At the 1958 Venice Biennale, the American pavilion featured installations by exemplary Abstract Expressionists of the time, including two sculptors: David Smith and Seymour Lipton. A comparison of the artists’ oeuvres is instructive. Both Smith and Lipton made vaguely figurative works, but whereas those by Smith tended to be thin and attenuated, Lipton’s had a bulky if oddly hollow presence; whereas Smith’s surfaces were textured, Lipton’s seemed weirdly agitated; and whereas Smith handled his metal gently, Lipton brutally hammered it, as though to shred its skin. Lipton, who died in 1986, didn’t just use his medium (typically steel or brazed Monel metal coated with nickel silver). He sought to experience a lived, even existential encounter with it.

The seven welded sculptures in “Seymour Lipton: Structural Metaphors, 1951–1964,” evince a sinister intricacy. The geometric, morbidly mysterious Labyrinth,1964, looks to be worked to death—perhaps flayed. The menacing Germinal #2, 1953, composed of three modular pods and crowned by petals, recalls both Brancusi’s Endless Column and a carnivorous plant, a Venus flytrap ready to swallow any insect dumb enough to be ensnared by it. Threshold, 1981, the most recent sculpture on view, recalls a portal to another world.
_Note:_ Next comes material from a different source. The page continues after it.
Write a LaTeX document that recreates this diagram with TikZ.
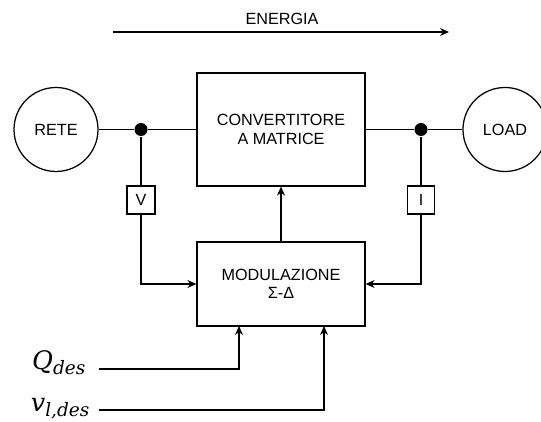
\documentclass[tikz,border=0pt]{standalone}
\usepackage{fontspec}
\setmainfont{Liberation Sans}
\newfontfamily\mserif{DejaVu Serif}
\usetikzlibrary{arrows.meta}
\newcommand{\mlbl}[2]{{\mserif\itshape\fontsize{25.5}{28}\selectfont #1\raisebox{-5.5pt}{\fontsize{18.5}{21}\selectfont #2}}}
\begin{document}
\begin{tikzpicture}[x=1pt,y=-1pt,
  line width=1.25pt,
  lbl/.style={font=\fontsize{16.2}{18.5}\selectfont, align=center},
  blk/.style={draw, rectangle, lbl, inner sep=0pt},
  ring/.style={draw, circle, lbl, inner sep=0pt, minimum size=84pt},
  dot/.style={fill, circle, inner sep=0pt, minimum size=13pt},
  meas/.style={draw, rectangle, lbl, inner sep=0pt, minimum width=28pt, minimum height=28pt},
  arr/.style={-{Stealth[length=9pt,width=8pt]}},
  mathlbl/.style={inner sep=0pt}
]
\useasboundingbox (0,0) rectangle (541,422);
\fill[white] (0,0) rectangle (541,422);

\node[lbl] (en) at (282,19) {ENERGIA};
\coordinate (ea) at (113,32);
\coordinate (eb) at (449,32);
\draw[line width=1.1pt, arr] (ea) -- (eb);

\node[ring] (rete) at (56,129.5) {RETE};
\node[ring] (load) at (505,129.5) {LOAD};
\node[blk, minimum width=168pt, minimum height=113pt] (conv) at (281,129.5) {CONVERTITORE\\A MATRICE};
\node[blk, minimum width=168pt, minimum height=84pt] (mod) at (281,284) {MODULAZIONE\\Σ-Δ};
\node[dot] (j1) at (141,129.5) {};
\node[dot] (j2) at (421,129.5) {};
\node[meas] (vb) at (141,200) {V};
\node[meas, minimum width=27pt] (ib) at (421,200) {I};

\draw (rete) -- (j1) -- (conv);
\draw (conv) -- (j2) -- (load);
\draw (j1) -- (vb);
\draw (j2) -- (ib);
\draw[arr] (vb.south) |- (mod.west);
\draw[arr] (ib.south) |- (mod.east);
\draw[arr] (mod.north) -- (conv.south);

\coordinate (qs) at (99,369);
\coordinate (qe) at (239,326);
\coordinate (vs) at (99,410);
\coordinate (ve) at (324,326);
\draw[arr] (qs) -| (qe);
\draw[arr] (vs) -| (ve);

\node[mathlbl, anchor=base east] (ql) at (86,369) {\mlbl{Q}{des}};
\node[mathlbl, anchor=base east] (vl) at (90,411) {\mlbl{v}{l,des}};
\end{tikzpicture}
\end{document}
Like Germinal #2, Threshold is quite large; the other five sculptures in the show—The Garden, ca. 1951–52; Protector, ca. 1957; Diadem, 1960; Pointed Mask, 1962; and the aforementioned Labyrinth—are much smaller, more compact, more intimately intense, and more overtly dramatic. All the sculptures are off-putting, intimidating, yet oddly insular—self-enclosed even though Lipton exposed their inner space.

Diadem must have been worn by the Queen of the Underworld. With its threatening protrusions, the crown resembles a sea urchin. It stands on three of these spikes, suggesting that it is a figure as well as an object, this ambiguity adding to its perversity. Augmented by two curved pieces of metal, the work cast a strange shadow on the gallery wall, as if to affirm its darkness.

Protector also has a dangerous presence. Like a snapping turtle, it looks ready to clamp its prey between its two curved jaws, to cut them to pieces with its teeth. Pointed Mask, meanwhile, resembles a disemboweled corpse, its monstrous ribs revealed. The Garden looks even more damaged. Composed of jagged, abstract forms that hang together seemingly precariously, it feels on the verge of collapse, evoking a feeling of instability that nonetheless fails to jeopardize its sense of autonomy and integrity. To say Lipton’s AbEx sculptures have a biomorphic and primitive character is to understate their animalistic fierceness—they generate a profound and immediate transference. Here, three accompanying drawings—boldly black figures on white paper—confirmed the enduring vigor and emotional depth of Lipton’s vision.